← Return to I am a bad caregiver and I feel like I can't do it anymore

Discussion
Comment receiving replies
@yolande73

Well to give an update he survived his surgery and is doing good. But he has only ben there 2 days, I talk to the doctor yesterday about a SNF and he agreed it would be a good Idea. However the surgeon and her staff came today and said that they want him to come home that the risk of infection at a facility would be to high. I told them again that I cannot take care of him that I need help and they are telling me that it will be fine. They have ignored my voice and are trying to release him to my care today or tomorrow. I can't do this anymore, I don't have the energy to do this anymore... Why don't people listen? I feel like I want to run away and hide, If I didn't have animals to care for I would... It is sad that the first thought I had when he came out of surgery is how in the hell did you survive. The second was here we go again. For the last two days I have spent so much time crying I am at my limit I can't do any more and no ne is listening to me and I don't know what to do.

Jump to this post


Replies to "Well to give an update he survived his surgery and is doing good. But he has..."

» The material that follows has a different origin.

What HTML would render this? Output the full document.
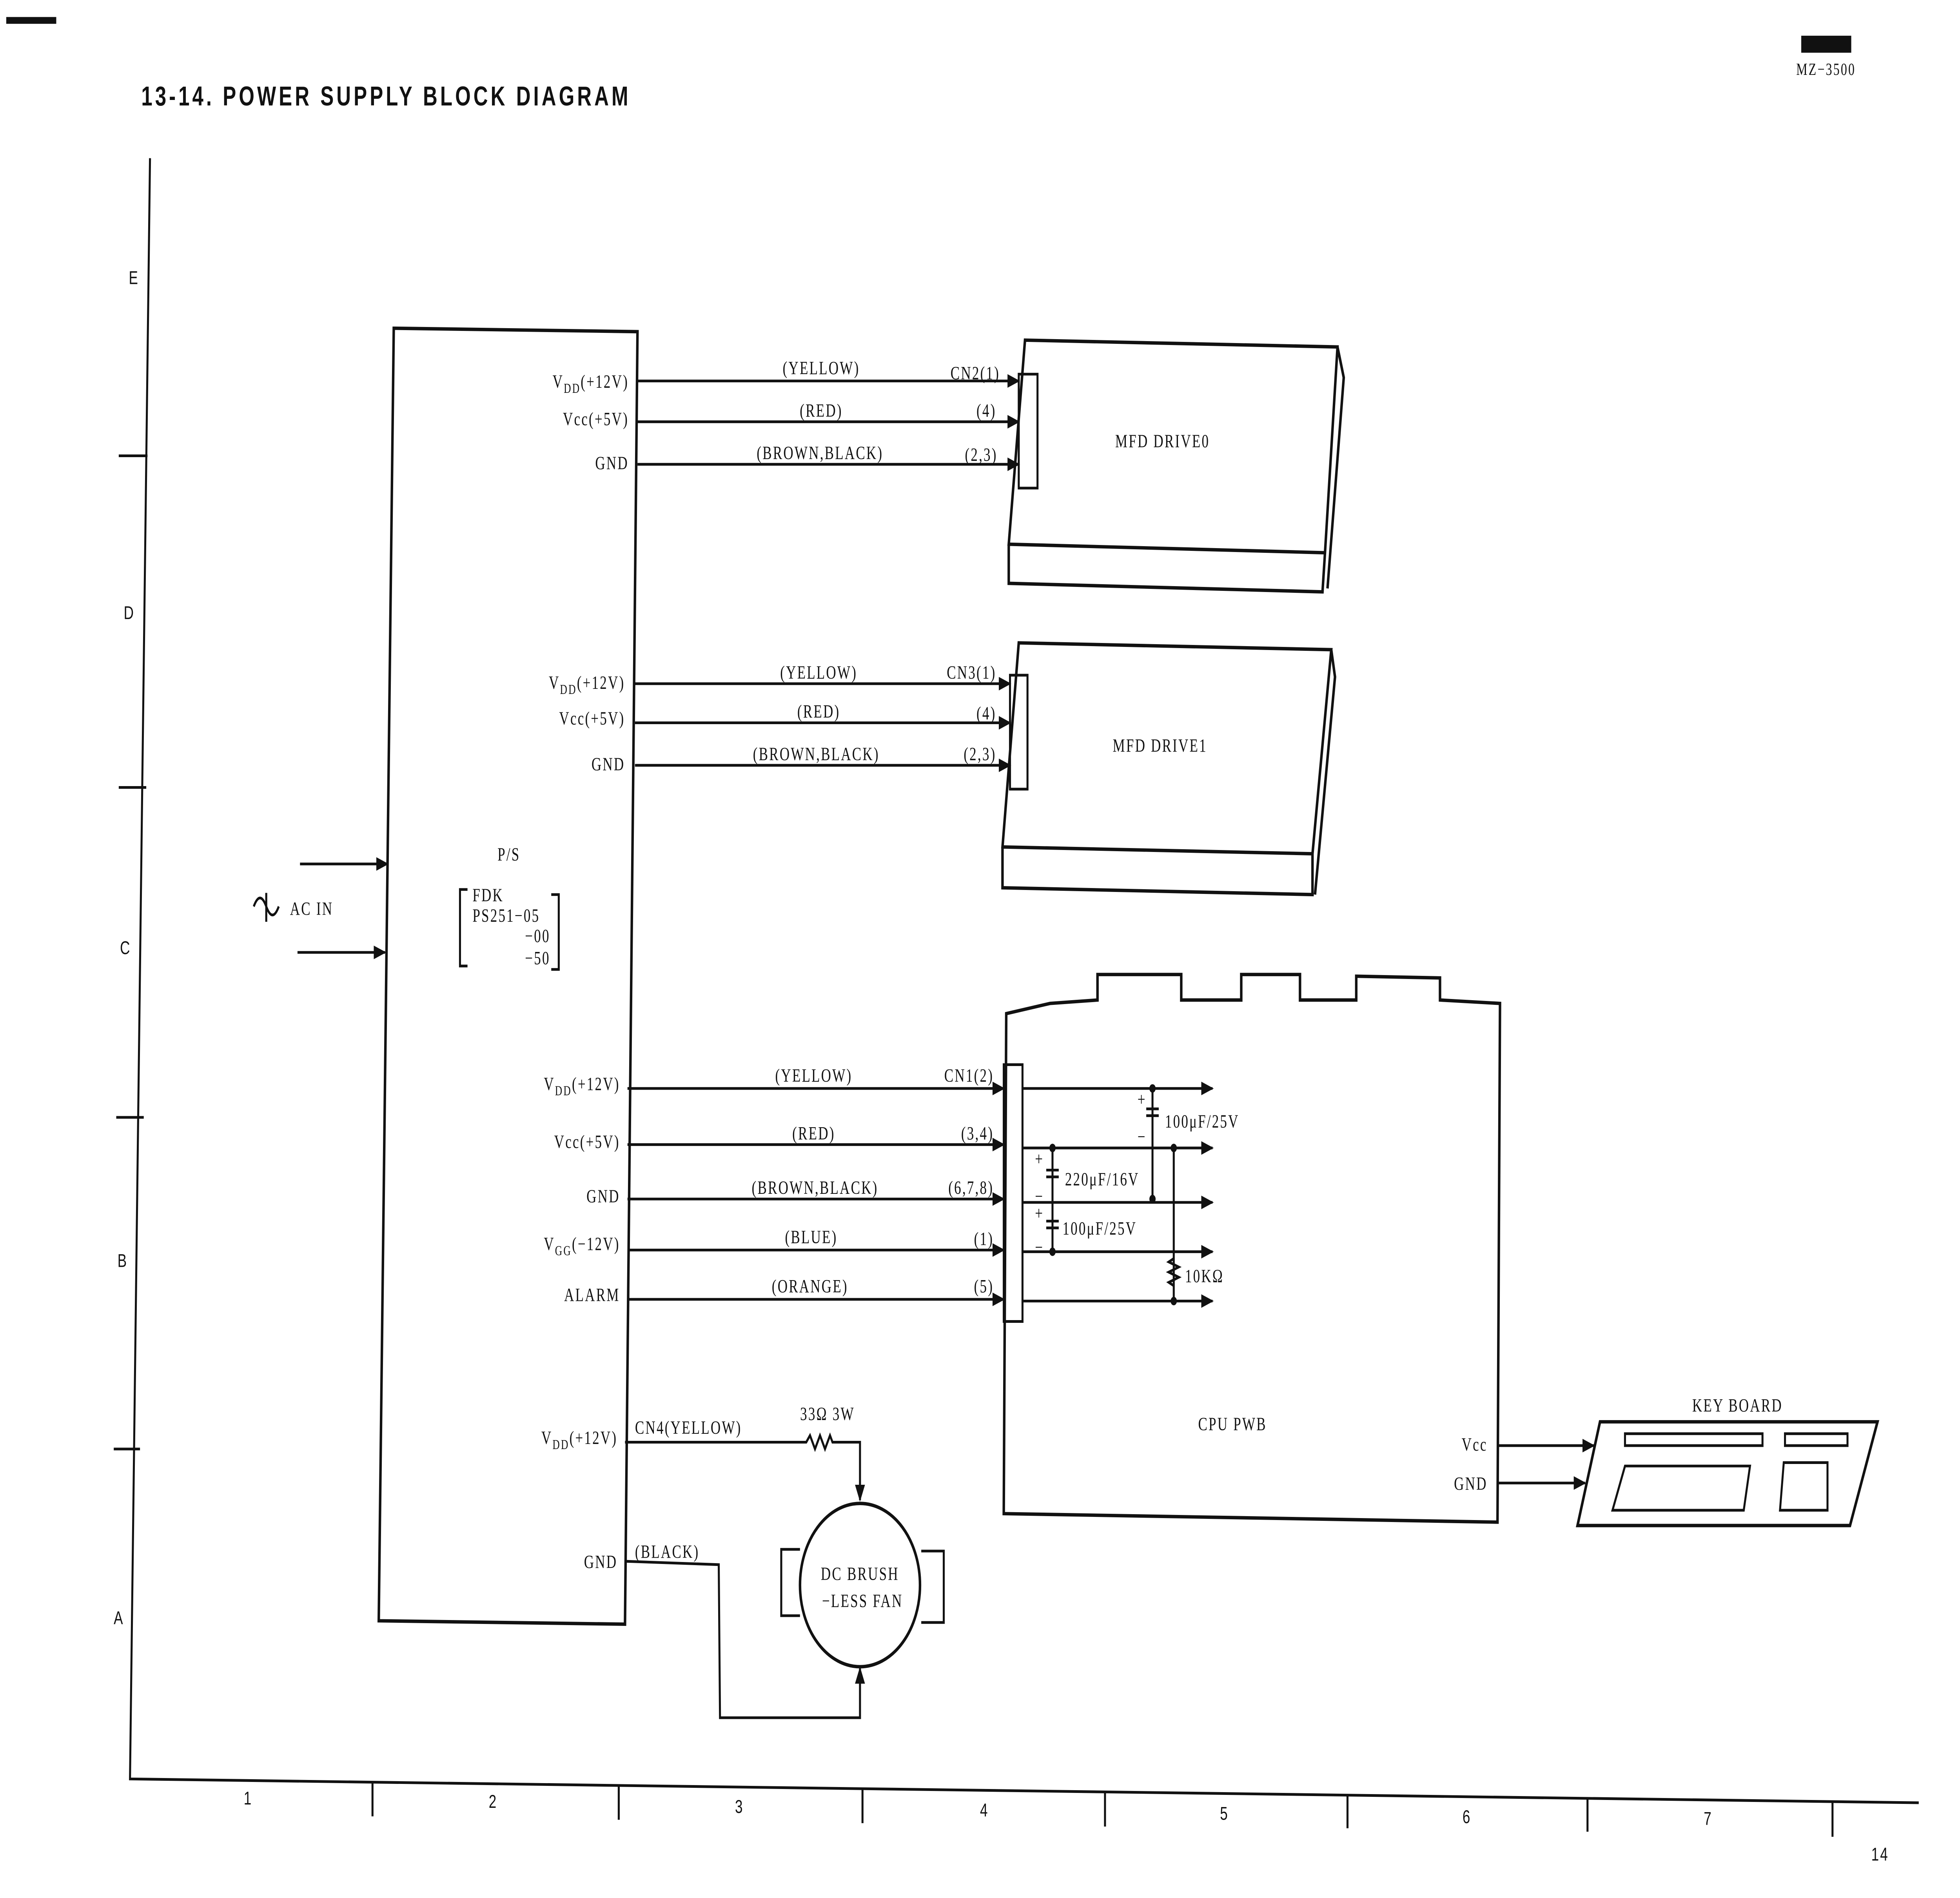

Yolande, please ask for help from a hospital social worker. They can help mediate and find resources for you.

Yolande, I agree with you & am getting a similar reaction from people I ask for help, including people recommended here. They don’t listen & don’t help. This is probably the hardest thing we will ever do. Certainly it’s my hardest thing. I am sorry you are having trouble too.

It seems to be the usual thing to discharge people to family with no concern that the family cannot handle the situation. I think this is a huge problem that needs to be addressed in our country. The only people that come out well in this situation, in my observation, are people that have plenty of money to hire help. Maybe people that are absolutely destitute get some help. I am sure sorry you are going through this. That feeling of wanting to run away and hide is so familiar to me that I changed my phone ringtone to "I ran." My situation was much different than yours is. Still, I sought help everywhere people told me to search and there was no help. There were plenty of sassy remarks, but no actual help. I wish I had an answer for you, but I am hoping you at least know that you are not alone.